Avrupa Birliği dışişleri bakanları, Pazartesi günü Brüksel’de bir araya gelerek Suriye üzerindeki ekonomik yaptırımların hafifletilmesini görüşecek. Bu adım, Beşar Esad rejiminin devrilmesinin ardından Avrupa’nın Suriye’ye yönelik yaklaşımında olası bir değişiklik anlamına geliyor. Diplomatlar, enerji ve ulaşım sektörlerini hedef alan yaptırımların geçici olarak kaldırılmasının yeniden inşa çalışmalarını destekleyeceğini ve mültecilerin dönüşünü kolaylaştıracağını öngörüyor.

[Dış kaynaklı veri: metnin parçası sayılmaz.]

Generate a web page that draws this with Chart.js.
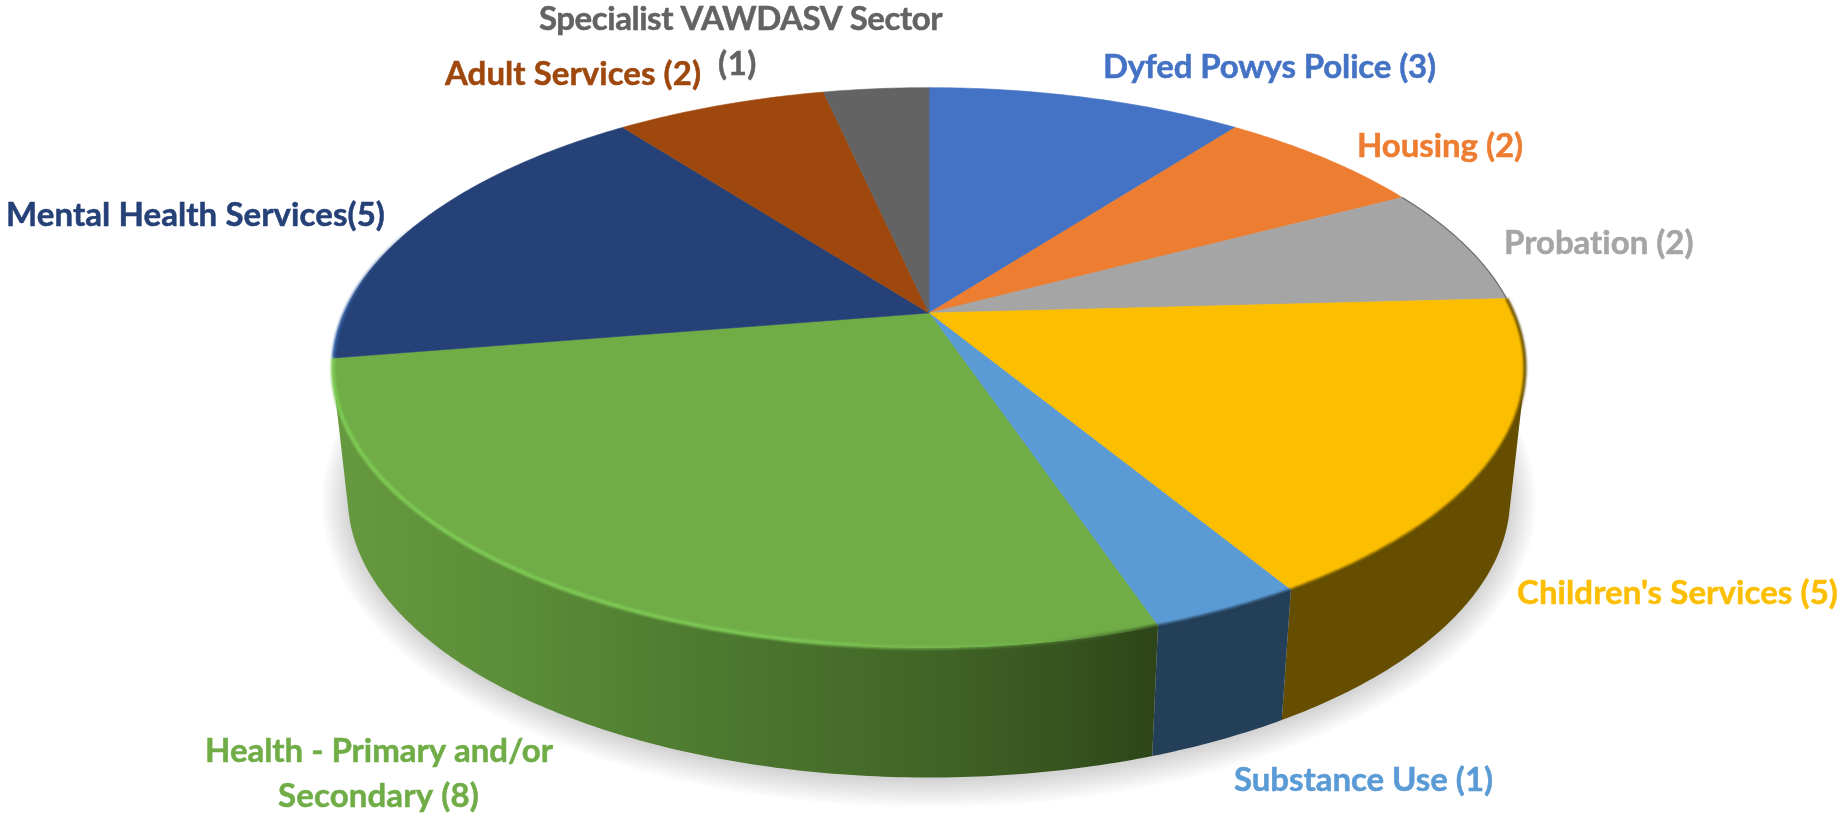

Toplantı, Ahmet El Şera liderliğindeki Suriye Geçici Hükümeti (SGH) ve Heyet Tahrir el Şam (HTŞ) ile Avrupa’nın daha fazla etkileşimde bulunması çağrılarının arttığı bir dönemde gerçekleşiyor. Ancak bazı AB ülkeleri, yönetim sorunları ve mali kaynakların kötüye kullanılması riski konusundaki endişelerini dile getiriyor.
Yeniden İnşa Çalışmaları ve Şartlı Destek
AB, çatışmanın başından bu yana Suriye’ye kapsamlı yaptırımlar uygulayarak ekonominin kilit sektörlerini ve eski rejimle bağlantılı bireyleri hedef aldı. Yaptırımların gevşetilmesi yeniden inşa çalışmalarına katkı sağlasa da Avrupalı yetkililer, bu desteğin “geri alınabilir” olduğunu ve kapsamlı bir siyasi geçiş sürecine bağlı kalacağını vurguluyor.
“Enerji ve ulaşım sektörlerindeki yaptırımların askıya alınması konusunda fikir birliği var,” diyen bir AB diplomatı, bankacılık sektörü üzerindeki kısıtlamaların ise kötüye kullanım ve terör finansmanı riskleri nedeniyle kaldırılmadığını belirtti.
AB dış politika sorumlusu Kaya Kallas, Avrupa’nın Suriye ile etkileşiminin şartlılık ve hesap verebilirlik ilkelerine dayandığını ifade ederek, “Yaptırımların askıya alınması, yönetim reformları ve kapsayıcılık konusunda ilerleme ile uyumlu olmalı,” dedi.
AB Üye Devletleri Arasında Farklı Görüşler
AB ülkeleri, Suriye’nin yeni yönetimiyle nasıl ve ne hızla etkileşime geçileceği konusunda bölünmüş durumda. Almanya, Fransa ve Hollanda gibi ülkeler, Şam üzerinde azınlık hakları ve siyasi kapsayıcılık taahhütlerini sağlamak için temkinli bir yaklaşım izlenmesini savunuyor.
Hollanda Dışişleri Bakanı Casper Veldkamp, yaptırımların “şartlı ve geçici” olarak kaldırılması gerektiğini belirterek, “Suriye’de istikrarı teşvik etmek bizim çıkarımıza, ancak bu insan haklarına saygı ve siyasi kapsayıcılıkla birlikte olmalı,” dedi.
İnsani ve Ekonomik Etkiler
Enerji ve ulaşım sektörlerindeki yaptırımların kaldırılması, Suriye ekonomisi üzerinde önemli bir etki yaratabilir. Ulaşım bağlantılarının, özellikle havaalanlarının yeniden açılması, yerinden edilmiş Suriyelilerin dönüşünü kolaylaştırabilir ve ekonomik toparlanmayı destekleyebilir.
AB yetkilileri, enerji ve elektrik sektörlerinin yaşam koşullarını iyileştirmek için kritik öneme sahip olduğunu belirtti. Ancak insani yardım kuruluşları, gıda sıkıntısı ve yetersiz tıbbi hizmetler gibi zorlukların uluslararası desteğe ihtiyaç duyduğunu vurguluyor.
Zorluklar ve Gelecek Adımlar
Yaptırımların hafifletilmesine yönelik umutlara rağmen önemli zorluklar devam ediyor. SGH ve HTŞ içindeki kilit figürler yaptırım listesinde yer almaya devam ediyor ve bu durum, daha geniş diplomatik etkileşimleri zorlaştırıyor. Bir AB diplomatı, “Suriye’yi yeniden inşa etme zamanı geldi, ancak bunu dikkatle yapmalıyız,” diye ekledi.